Gold Makes Major Leap Forward Following Jobs Report
| by Michael Locklear
September 7, 2012 – US job growth in August was considerably less than expected. Non-farm job growth rose to only 96,000 far below projected forecasts of job growth around 125,000. The report released today showed in August decline of 0.2% employment numbers and prompted the gold bull’s to rally and pushed the spot price of gold $40 to the largest gain in six months of $1740.
The weak US labor report, caught investors by surprise since they anticipated much stronger numbers particularly after the ADP jobs information released yesterday. The weak report today only further fuels speculation, from market experts, that the September 12-13 meeting of the FOMC will lead to an announcement of a new round of monetary stimulus by the Federal Reserve.

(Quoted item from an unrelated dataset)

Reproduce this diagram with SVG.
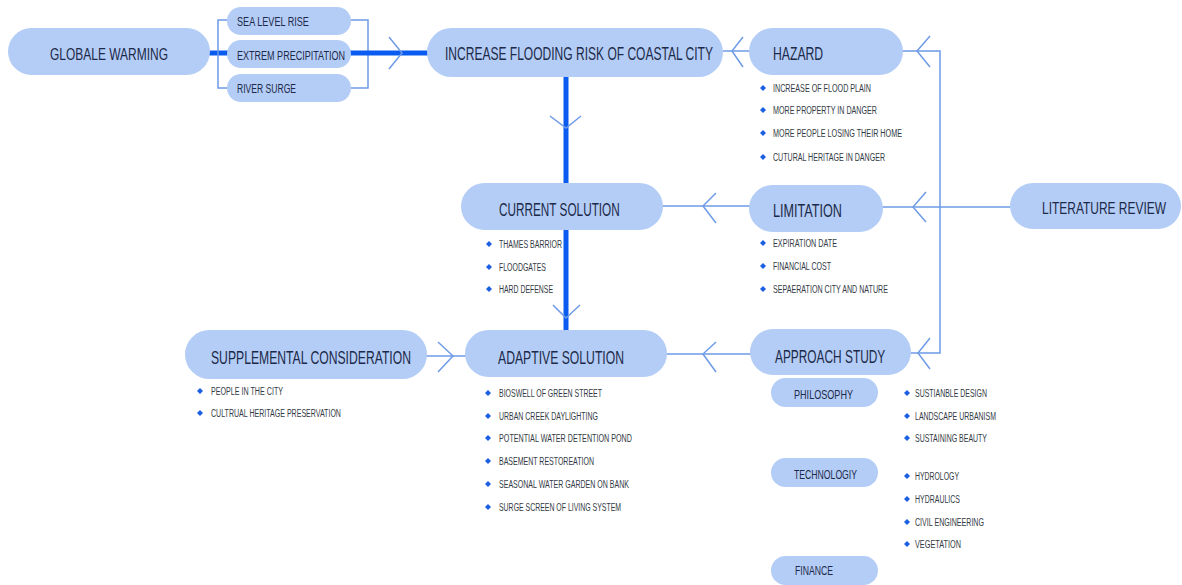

Although European stock markets are stronger in response to the European Central Bank President Draghi’s announcement on Wednesday that he would initiate a new debt reduction program for Spain and Italy by further bond buying and that this new initiative would not contribute to further inflation and the assurance that the euro zone will remain intact. However most gold market investors doubt that this move will be effective and they still anticipate a rise in inflation despite the assurances of the European Central Bank’s president.
The weak jobs report also resulted in the US Dollar Index moving lower in trading today. This continues a six week long decline in the value of the dollar.

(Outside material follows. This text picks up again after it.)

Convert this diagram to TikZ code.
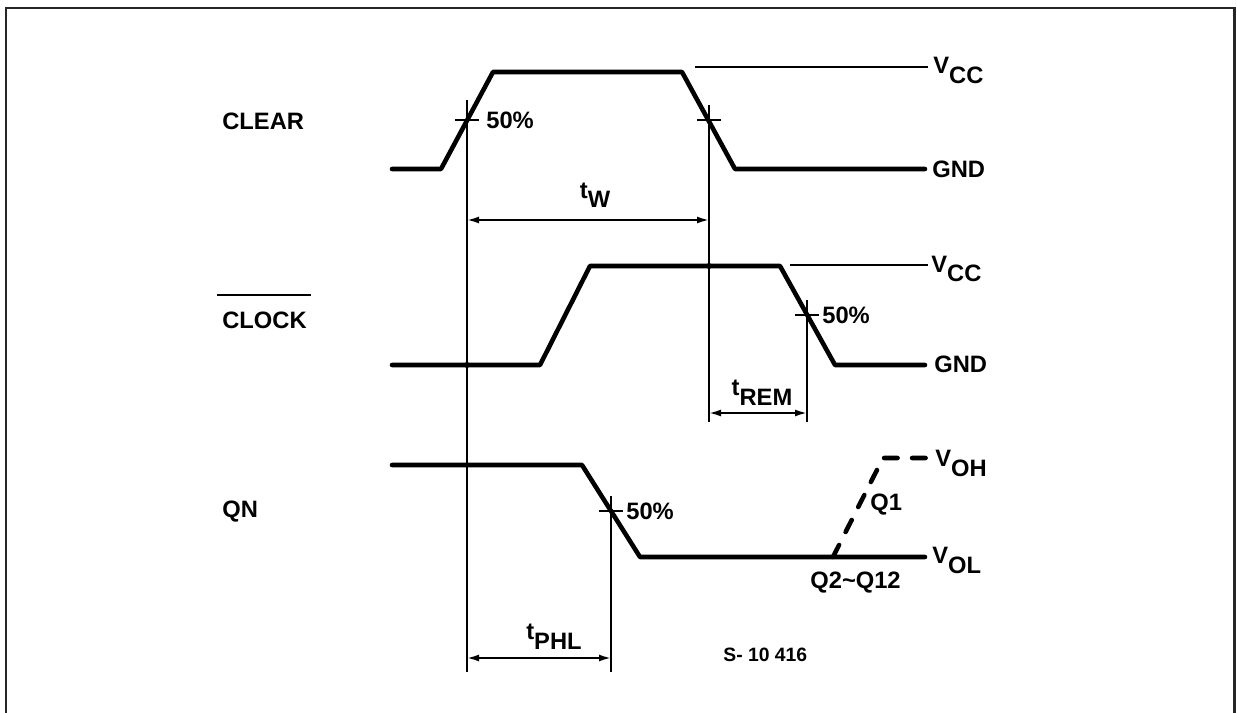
\documentclass[tikz,border=0pt]{standalone}
\usepackage{fontspec}
\setmainfont{Liberation Sans}
\usepackage{tikz}
\usetikzlibrary{positioning,arrows.meta}

\newcommand{\lowsub}[1]{\raisebox{-0.2cm}{#1}}

\begin{document}
\begin{tikzpicture}[x=0.02cm,y=-0.02cm,
		sig/.style={line width=2.6pt, line join=round, line cap=round},
		thinline/.style={line width=1.1pt},
		dim/.style={line width=1.1pt, {Latex[length=2.4mm,width=1.4mm]}-{Latex[length=2.4mm,width=1.4mm]}},
		lbl/.style={inner sep=0pt, font=\fontsize{13.5}{16}\selectfont\bfseries},
		small/.style={inner sep=0pt, font=\fontsize{11}{13}\selectfont\bfseries}]
		
		\useasboundingbox (0,0) rectangle (1237,713);
		\draw[line width=1.7pt, black!85] (6,730) -- (6,8) -- (1234,8) -- (1234,730);
		
		% signal names
		\node[lbl, anchor=west] (clear) at (222,121) {CLEAR};
		\node[lbl, anchor=west] (clock) at (222,320) {CLOCK};
		\draw[thinline] ([xshift=-3pt, yshift=9pt]clock.north west) -- ([xshift=2pt, yshift=9pt]clock.north east);
		\node[lbl, anchor=west] (qn) at (222,512) {QN};
		
		% waveforms
		\draw[sig] (392,169) -- (441,169) -- (493,72) -- (682,72) -- (735,169) -- (925,169);
		\draw[thinline] (695,67) -- (928,67);
		\draw[sig] (392,365) -- (540,365) -- (590,266) -- (780,266) -- (835,365) -- (925,365);
		\draw[thinline] (790,265) -- (928,265);
		\draw[sig] (392,465) -- (582,465) -- (640,557) -- (925,557);
		\draw[sig, dash pattern=on 0.27cm off 0.29cm] (833,557) -- (883,458) -- (930,458);
		
		% 50% points
		\coordinate (c1) at (467,120);
		\coordinate (c2) at (709,120);
		\coordinate (c3) at (807,315);
		\coordinate (c4) at (611,511);
		\coordinate (clkl) at (0,365);
		\coordinate (clkh) at (0,266);
		\coordinate (twy) at (0,220);
		\coordinate (remy) at (0,413);
		\coordinate (phly) at (0,658);
		\coordinate (endw) at (0,672);
		\coordinate (endr) at (0,422);
		
		\foreach \c in {c1,c2,c3,c4}
		\draw[thinline] ([xshift=-0.24cm]\c) -- ([xshift=0.24cm]\c);
		
		\draw[thinline] ([yshift=0.4cm]c1) -- (c1 |- endw);
		\draw[thinline] ([yshift=0.3cm]c2) -- (c2 |- endr);
		\draw[thinline] ([yshift=0.3cm]c3) -- (c3 |- endr);
		\draw[thinline] ([yshift=0.3cm]c4) -- (c4 |- endw);
		\fill (c1 |- clkl) circle (1.7pt);
		\fill (c2 |- clkh) circle (1.7pt);
		
		\node[lbl, anchor=west] (p1) at ([xshift=0.38cm]c1) {50\%};
		\node[lbl, anchor=west] (p3) at ([xshift=0.3cm]c3) {50\%};
		\node[lbl, anchor=west] (p4) at ([xshift=0.3cm]c4) {50\%};
		
		% timing intervals
		\draw[dim] (c1 |- twy) -- (c2 |- twy);
		\node[lbl, anchor=base] (tw) at (595,198) {t\lowsub{W}};
		\draw[dim] (c2 |- remy) -- (c3 |- remy);
		\node[lbl, anchor=base] (trem) at (762,395) {t\lowsub{REM}};
		\draw[dim] (c1 |- phly) -- (c4 |- phly);
		\node[lbl, anchor=base] (tphl) at (554,639) {t\lowsub{PHL}};
		
		% levels
		\node[lbl, anchor=base west] (vcc1) at (933,74) {V\lowsub{CC}};
		\node[lbl, anchor=base west] (gnd1) at (932,177) {GND};
		\node[lbl, anchor=base west] (vcc2) at (931,272) {V\lowsub{CC}};
		\node[lbl, anchor=base west] (gnd2) at (934,372) {GND};
		\node[lbl, anchor=base west] (voh) at (935,466) {V\lowsub{OH}};
		\node[lbl, anchor=base west] (vol) at (932,563) {V\lowsub{OL}};
		\node[lbl, anchor=base west] (q1) at (870,510) {Q1};
		\node[lbl, anchor=base west] (q2) at (810,588) {Q2\textasciitilde Q12};
		
		\node[small, anchor=base west] (ref) at (723,661) {S- 10 416};
		
	\end{tikzpicture}
\end{document}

Another factor fueling the predictions of a new round of quantitative easing by the Fed is the fact that last month’s jobs report which initially posted a growth of 163,000 jobs was later revised to post only 141,000. This could mean that today’s job report could also be revised downward revealing even more grim state of job growth in the US.
All of this news has the gold bugs highly agitated. Their excitement in pushing the price of gold to its record levels today may very well be justified in view of remarks made by Federal Reserve Chairman Ben Bernanke at the Federal Reserve Symposium, in Jackson Hole Wyoming last month. Be part of his remarks that has everyone so excited was the following statement:
As we assess the benefits and costs of alternative policy approaches, though, we must not lose sight of the daunting economic challenges that confront our nation. The stagnation of the labor market in particular is a grave concern not only because of the enormous suffering and waste of human talents it entails, but also persistently high levels of unemployment will wreak structural damage on our economy that could last for many years.

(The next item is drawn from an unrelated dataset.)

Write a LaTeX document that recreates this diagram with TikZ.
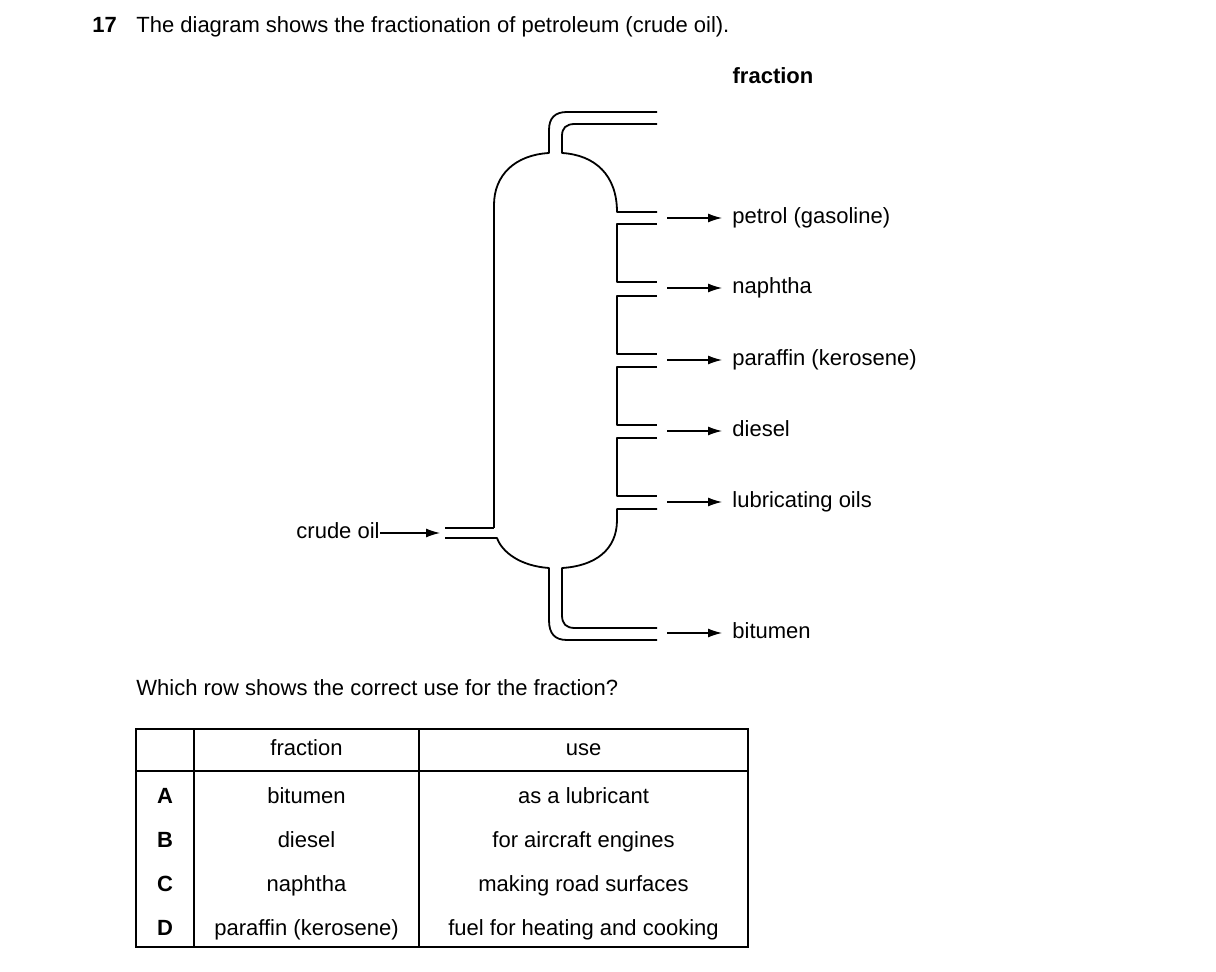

In view of today’s job report and this statement made by the Fed chairman speculation that new monetary easing will happen is running rampant in the markets today. Goldman Sachs and virtually every top economist on Wall Street are predicting that the next Federal Reserve Federal Open Market Committee Meeting next week will produce an announcement of a new round of quantitative easing. Commonly known as QE3.
Gold exchange traded funds have reached new highs; holdings of 72.1 million ounces on Thursday. That is a gain of 38 tons over the last nine months of this year. August saw the largest increase in these holdings as monetary stimulus speculation reached its peak. In view of today’s actions by the gold market further growth of gold exchange traded funds can be expected. How high the gold price will go is on the mind of millions of investors today as they wait for the next round of Fed discussions.